Pseudo-Socialist Organization

December 19, 2004
By FN Brill

The following is a posting from the Anarchist Infoshop website. It deals with the financial set-up of the Trotskyist International Socialist Organization (ISO).

We feel it is important that radicals understand why the backroom financial dealings within pseudo-socialist organizations such as the International Socialist Organization (ISO) as anti-working class.

Real working class organizations run on the rotation of organizational duties and anti-careerism. These principles have guided the WSPUS since its inception in 1916. They also animate such unions as the IWW, United Electric (UE) and the International Longshore and Warehouse Union (ILWU). If an organization pays the staff, they pay them the average members wage. Working Class organizations also limit the length of time members can serve as officers and staff of the organization. These principles are necessary to prevent careerism, staff led organizational conservatism, power cliques and to safeguard internal democracy.

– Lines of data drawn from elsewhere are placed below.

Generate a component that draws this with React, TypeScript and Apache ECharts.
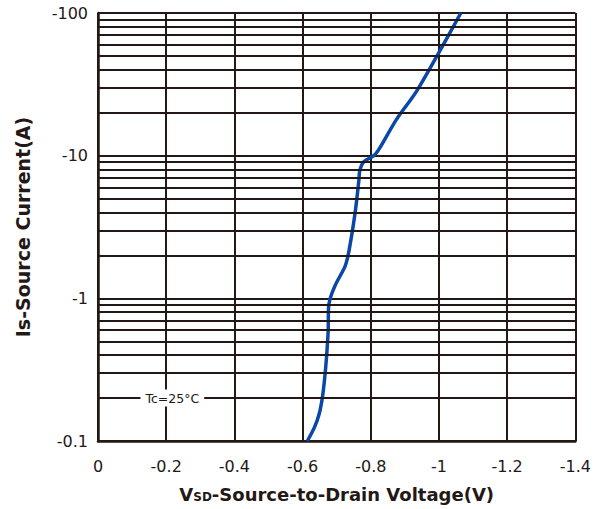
import React, { useEffect, useRef } from "react";
import * as echarts from "echarts";

// Magnitudes (the chart labels them as negative values)
const vsd = [0.614, 0.635, 0.649, 0.658, 0.664, 0.67, 0.675, 0.676, 0.681, 0.696, 0.725, 0.736, 0.754, 0.765, 0.768, 0.78, 0.809, 0.826, 0.875, 0.933, 1.0, 1.064];
const isCurrent = [0.1, 0.125, 0.156, 0.202, 0.265, 0.383, 0.59, 0.85, 1.0, 1.24, 1.69, 2.15, 3.98, 6.7, 7.9, 9.1, 10, 11.3, 17.9, 28, 53, 100];
const yMinor = [0.2, 0.3, 0.4, 0.5, 0.6, 0.7, 0.8, 0.9, 2, 3, 4, 5, 6, 7, 8, 9, 20, 30, 40, 50, 60, 70, 80, 90];
const noteText = "Tc=25°C";
const notePos = [0.218, 0.2];

const INK = "#231815";
const FONT = "'DejaVu Sans', sans-serif";

export default function App() {
  const ref = useRef<HTMLDivElement>(null);
  useEffect(() => {
    const chart = echarts.init(ref.current!, null, { renderer: "svg" });
    chart.setOption({
      animation: false,
      backgroundColor: "#fff",
      grid: { left: 98, right: 13, top: 13, bottom: 68, containLabel: false },
      xAxis: {
        type: "value",
        min: 0,
        max: 1.4,
        interval: 0.2,
        name: "{b|V}{s|SD}{b|-Source-to-Drain Voltage(V)}",
        nameLocation: "middle",
        nameGap: 44,
        nameTextStyle: {
          rich: {
            b: { fontFamily: FONT, fontWeight: "bold", fontSize: 18, color: INK },
            s: { fontFamily: FONT, fontWeight: "bold", fontSize: 12, color: INK, verticalAlign: "bottom", padding: [5, 0, 0, 0] },
          },
        },
        axisLine: { show: true, lineStyle: { color: INK, width: 2.5 } },
        axisTick: { show: false },
        axisLabel: {
          margin: 17,
          fontFamily: FONT,
          fontSize: 16,
          color: INK,
          formatter: (v: number) => (v === 0 ? "0" : "-" + Number(v.toPrecision(6))),
        },
        splitLine: { show: true, lineStyle: { color: INK, width: 2 } },
      },
      yAxis: {
        type: "log",
        logBase: 10,
        min: 0.1,
        max: 100,
        name: "Is-Source Current(A)",
        nameLocation: "middle",
        nameGap: 66,
        nameRotate: 90,
        nameTextStyle: { fontFamily: FONT, fontWeight: "bold", fontSize: 19, color: INK },
        axisLine: { show: true, lineStyle: { color: INK, width: 2.5 } },
        axisTick: { show: false },
        axisLabel: {
          margin: 10,
          fontFamily: FONT,
          fontSize: 16,
          color: INK,
          formatter: (v: number) => "-" + Number(v.toPrecision(6)),
        },
        splitLine: { show: true, lineStyle: { color: INK, width: 2 } },
      },
      series: [
        {
          type: "line",
          z: 1,
          data: [],
          silent: true,
          markLine: {
            silent: true,
            symbol: "none",
            label: { show: false },
            lineStyle: { color: INK, width: 2, type: "solid" },
            data: yMinor.map((v) => ({ yAxis: v })),
          },
          markPoint: {
            symbol: "rect",
            symbolSize: 0,
            label: {
              show: true,
              position: "inside",
              formatter: noteText,
              fontFamily: FONT,
              fontSize: 12.5,
              color: INK,
              backgroundColor: "#fff",
              padding: [2, 5, 2, 5],
            },
            data: [{ coord: notePos }],
          },
        },
        {
          type: "line",
          z: 3,
          data: vsd.map((v, i) => [v, isCurrent[i]]),
          showSymbol: false,
          symbol: "none",
          smooth: 0.3,
          lineStyle: { color: "#0a47a8", width: 3.5 },
        },
      ],
    });
    return () => chart.dispose();
  }, []);
  return <div ref={ref} style={{ position: "absolute", left: 0, top: 0, width: 594, height: 509 }} />;
}
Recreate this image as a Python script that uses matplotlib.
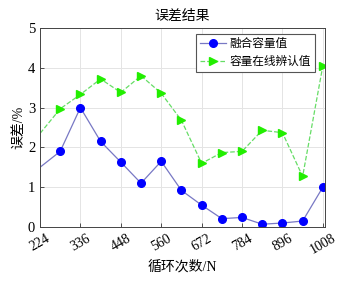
import numpy as np
import matplotlib.pyplot as plt

plt.rcParams['font.family'] = ['Liberation Serif', 'Noto Sans CJK SC']

# cycle counts (first point lies left of the visible range)
cycles = [168, 224, 280, 336, 392, 448, 504, 560, 616, 672, 728, 784, 840, 896, 952, 1008]
fused = [1.1, 1.5, 1.9, 3.0, 2.15, 1.63, 1.1, 1.65, 0.92, 0.55, 0.21, 0.24, 0.07, 0.1, 0.15, 1.0]
online = [1.7, 2.35, 2.97, 3.33, 3.72, 3.38, 3.8, 3.36, 2.68, 1.6, 1.87, 1.9, 2.43, 2.37, 1.27, 4.05]
xticks = [224, 336, 448, 560, 672, 784, 896, 1008]

fig = plt.figure(figsize=(3.44, 2.83), dpi=100)
ax = fig.add_axes([40/344, 1 - 227/283, 285/344, 199/283])

# markers only from 280 on, like the original
mk = list(range(2, len(cycles)))
ax.plot(cycles, fused, '-', color='#7878c4', lw=0.9, marker='o', ms=5.5,
        markevery=mk, mfc='#0000ff', mec='#0000ff', label='融合容量值')
ax.plot(cycles, online, '--', color='#66dd66', lw=0.9, marker='>', ms=5.5,
        markevery=mk, mfc='#22ee00', mec='#22ee00', label='容量在线辨认值')

ax.set_xlim(224, 1014)
ax.set_ylim(0, 5)
ax.set_xticks(xticks)
ax.set_xticklabels([str(t) for t in xticks], rotation=30, fontsize=10)
ax.set_yticks([0, 1, 2, 3, 4, 5])
ax.tick_params(axis='y', labelsize=10.5)
ax.tick_params(direction='in', length=3, width=0.6, color='#333333')
ax.grid(True, color='#e4e4e4', lw=0.7)
for s in ax.spines.values():
    s.set_color('#444444')
    s.set_linewidth(0.7)

ax.set_title('误差结果', fontsize=10, pad=6)
ax.set_xlabel('循环次数/N', fontsize=10, labelpad=2)
ax.set_ylabel('误差/%', fontsize=10, labelpad=2)

leg = ax.legend(loc='upper right', fontsize=8.4, fancybox=False, framealpha=1,
                edgecolor='#555555', borderpad=0.35, handlelength=2.2,
                labelspacing=0.5, borderaxespad=0.5, handletextpad=0.3,
                bbox_to_anchor=(0.985, 1.0))
leg.get_frame().set_linewidth(0.8)

fig.savefig('out.png', dpi=100)
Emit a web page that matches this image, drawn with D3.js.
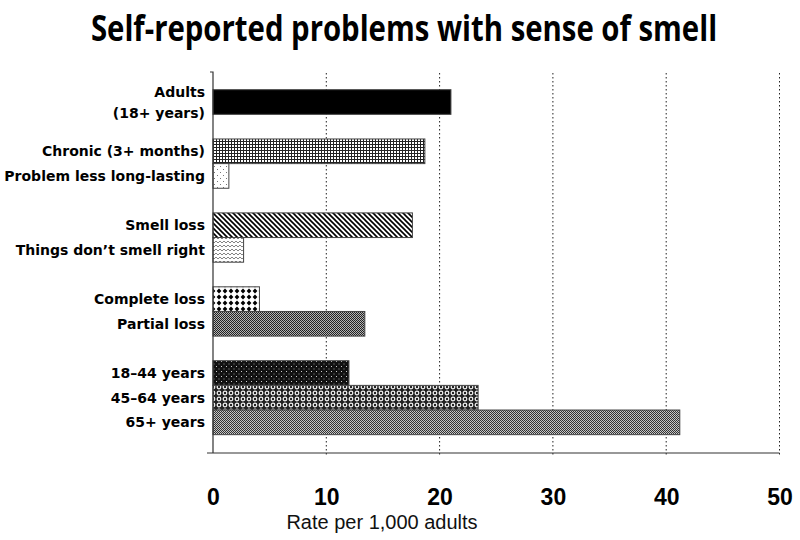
<!DOCTYPE html>
<html>
<head>
<meta charset="utf-8">
<script src="https://cdn.jsdelivr.net/npm/d3@7/dist/d3.min.js"></script>
<style>
  html, body { margin: 0; padding: 0; background: #fff; }
  svg { display: block; }
</style>
</head>
<body>
<svg id="chart" width="800" height="540"></svg>
<script>
// ---- data ----
const categories = [
  "Adults\n(18+ years)",
  "Chronic (3+ months)",
  "Problem less long-lasting",
  "Smell loss",
  "Things don\u2019t smell right",
  "Complete loss",
  "Partial loss",
  "18\u201344 years",
  "45\u201364 years",
  "65+ years"
];
const groups = [0, 1, 1, 2, 2, 3, 3, 4, 4, 4];
const values = [21.0, 18.7, 1.4, 17.6, 2.7, 4.1, 13.4, 12.0, 23.4, 41.2];
const patterns = ["solid", "grid", "sparseDots", "diag", "wavy", "bigDots", "checker", "blackDots", "rings", "checker2"];
const xTicks = [0, 10, 20, 30, 40, 50];
const title = "Self-reported problems with sense of smell";
const xTitle = "Rate per 1,000 adults";

// ---- layout ----
const svg = d3.select("#chart");
const x0 = 213, x1 = 779.5;
const axisY = 453, axisTop = 72;
const slots = categories.map((c, i) => i + groups[i]);
const nSlots = d3.max(slots) + 1;

const x = d3.scaleLinear().domain([0, 50]).range([x0, x1]);
const y = d3.scaleBand().domain(d3.range(nSlots)).range([89.7, 89.7 + nSlots * 24.64]).padding(0);

// ---- patterns ----
const defs = svg.append("defs");
function pat(id, w, h, bg) {
  const p = defs.append("pattern").attr("id", id).attr("patternUnits", "userSpaceOnUse")
    .attr("width", w).attr("height", h);
  p.append("rect").attr("width", w).attr("height", h).attr("fill", bg);
  return p;
}
function px(p, xx, yy, c) {
  p.append("rect").attr("x", xx).attr("y", yy).attr("width", 1).attr("height", 1).attr("fill", c);
}
// grid
{
  const p = pat("grid", 3, 3, "#fff");
  p.append("rect").attr("x", 0).attr("y", 0).attr("width", 3).attr("height", 1).attr("fill", "#222");
  p.append("rect").attr("x", 0).attr("y", 0).attr("width", 1).attr("height", 3).attr("fill", "#222");
}
// sparse dots
{
  const p = pat("sparseDots", 6, 6, "#fff");
  px(p, 1, 1, "#777");
  px(p, 4, 4, "#777");
}
// diagonal lines "\"
{
  const p = pat("diag", 5, 5, "#fff");
  p.append("path").attr("d", "M-1,-1 L6,6 M-1,4 L1,6 M4,-1 L6,1").attr("stroke", "#000").attr("stroke-width", 1.6);
}
// wavy fine
{
  const p = pat("wavy", 4, 4, "#fff");
  p.append("path").attr("d", "M0,1 L2,3 L4,1").attr("stroke", "#666").attr("stroke-width", 0.8).attr("fill", "none");
}
// big dots
{
  const p = pat("bigDots", 6, 6, "#fff");
  p.append("path").attr("d", "M3,0.6 L5.4,3 L3,5.4 L0.6,3 Z").attr("fill", "#000");
}
// checker (partial loss)
{
  const p = pat("checker", 2, 2, "#fff");
  px(p, 0, 0, "#222");
  px(p, 1, 1, "#222");
  px(p, 1, 0, "#aaa");
  px(p, 0, 1, "#bbb");
}
// checker (65+)
{
  const p = pat("checker2", 2, 2, "#fff");
  px(p, 0, 0, "#333");
  px(p, 1, 1, "#333");
  px(p, 1, 0, "#bbb");
  px(p, 0, 1, "#ccc");
}
// black with white dots
{
  const p = pat("blackDots", 5, 5, "#111");
  px(p, 1, 1, "#ccc");
  px(p, 3.5, 3.5, "#999");
}
// rings
{
  const p = pat("rings", 6, 6, "#222");
  p.append("circle").attr("cx", 3).attr("cy", 3).attr("r", 1.8).attr("fill", "none").attr("stroke", "#f4f4f4").attr("stroke-width", 1.2);
}

// ---- title ----
svg.append("text")
  .attr("transform", "translate(404,41) scale(0.815,1)")
  .attr("text-anchor", "middle")
  .attr("font-family", "'Open Sans', sans-serif")
  .attr("font-weight", 700)
  .attr("font-size", 36)
  .attr("fill", "#000")
  .text(title);

// ---- gridlines ----
svg.append("g").selectAll("line")
  .data(xTicks.filter(d => d > 0))
  .join("line")
  .attr("x1", d => x(d)).attr("x2", d => x(d))
  .attr("y1", axisTop + 1).attr("y2", axisY + 3)
  .attr("stroke", "#222").attr("stroke-width", 1)
  .attr("stroke-dasharray", "1.5,2.5");

// ---- bars ----
svg.append("g").selectAll("rect")
  .data(values)
  .join("rect")
  .attr("x", x(0))
  .attr("y", (d, i) => y(slots[i]))
  .attr("width", d => x(d) - x(0))
  .attr("height", y.bandwidth())
  .attr("fill", (d, i) => patterns[i] === "solid" ? "#000" : `url(#${patterns[i]})`)
  .attr("stroke", "#444")
  .attr("stroke-width", 1);

// ---- axes ----
const xAxis = d3.axisBottom(x).tickValues(xTicks).tickSize(0).tickPadding(36).tickFormat(d3.format("d"));
const gx = svg.append("g").attr("transform", `translate(0,${axisY})`).call(xAxis);
gx.select(".domain").remove();
gx.selectAll("text")
  .attr("font-family", "'Liberation Sans', Arial, sans-serif")
  .attr("font-weight", 700)
  .attr("font-size", 23)
  .attr("fill", "#000");

svg.append("line")
  .attr("x1", x0 - 6).attr("x2", x1)
  .attr("y1", axisY).attr("y2", axisY)
  .attr("stroke", "#333").attr("stroke-width", 1.2);
svg.append("path")
  .attr("d", `M${x0 - 3},${axisTop} H${x0} V${axisY}`)
  .attr("fill", "none").attr("stroke", "#333").attr("stroke-width", 1.2);

// y labels
const gy = svg.append("g");
categories.forEach((c, i) => {
  const lines = c.split("\n");
  const cy = y(slots[i]) + y.bandwidth() / 2;
  const lh = 21;
  lines.forEach((ln, k) => {
    gy.append("text")
      .attr("x", 205)
      .attr("y", cy + (k - (lines.length - 1) / 2) * lh)
      .attr("dy", "0.36em")
      .attr("text-anchor", "end")
      .attr("font-family", "'DejaVu Sans', Verdana, sans-serif")
      .attr("font-weight", 700)
      .attr("font-size", 14)
      .attr("fill", "#000")
      .text(ln);
  });
});

// x title
svg.append("text")
  .attr("x", 382).attr("y", 529)
  .attr("text-anchor", "middle")
  .attr("font-family", "'Liberation Sans', Arial, sans-serif")
  .attr("font-size", 20)
  .attr("fill", "#111")
  .text(xTitle);
</script>
</body>
</html>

One also has to wonder what effect upon internal organizational democracy the fact that one individual underwrites over $200,000 a year of wages and publication costs. Would such an organization jeopardize their income to take position which the sugardaddy disagrees with?

FB

infoshop.org post:

In the last few years, the International Socialist Organization (ISO) has gotten pretty consistent with their presence in various places; the International Socialist Review is a slick, professional-looking left magazine, and the ISO conventions are attended by thousands. You can set your watch to when they will show up at various spots to sell the Socialist Worker. If you think it is hard to believe that the ISO can pay for all of this with dues money and Socialist Worker sales, especially when publications with no advertising do not turn a profit, then you’re on to something.

According to the 990 IRS forms filed in 2001, the Center received a large donation–perhaps a good chunk of the startup funds, from a man named Kevin Neel, who donated over 1.2 million in stock. The stock acquired by the Center is in Oracle and Phillip Morris. The Center has been selling off portions of this stock every year in excess of several hundred thousand a year, to fund a huge payroll, including $45,000 a year plus benefits to the Center’s president Ahmed Sehrawy. For the year 2000-01, the total payroll in wages and benefits was $185,000 (presumably disbursed to several party organizers and staff-only $27,000 went to pay two officers of the Center.); in 2001-02, over $400,000, and in 2002-03: nearly $500,000. In 2002-03, Sehrawy made nearly $60,000 in wages and benefits.

For the past three years, the Center has also derived its funding from a handful of activists, much of it in cash. What this tells us is that the workers do not support the Center and the ISO–a few men with disposable income do. And given that fact that the Center’s bottom line continues to show a net loss, these funds will soon dwindle, and magazine and paper sales will be as crucial as ever. This is in spite of a net increase of literature sales and monies raised at their yearly socialist conference in Chicago.

In the left, all one has to do is follow the money, to see who controls the politics. More research will reveal specifics on the relationship between the ISO and the Center’s stock “trust fund”. These “trustifarians” simply wear a blue collar. Thing is, who’s on the rest of their payroll is not a matter of public record. And it would be too much to expect an organization for the workers to actually tell the workers who on the payroll.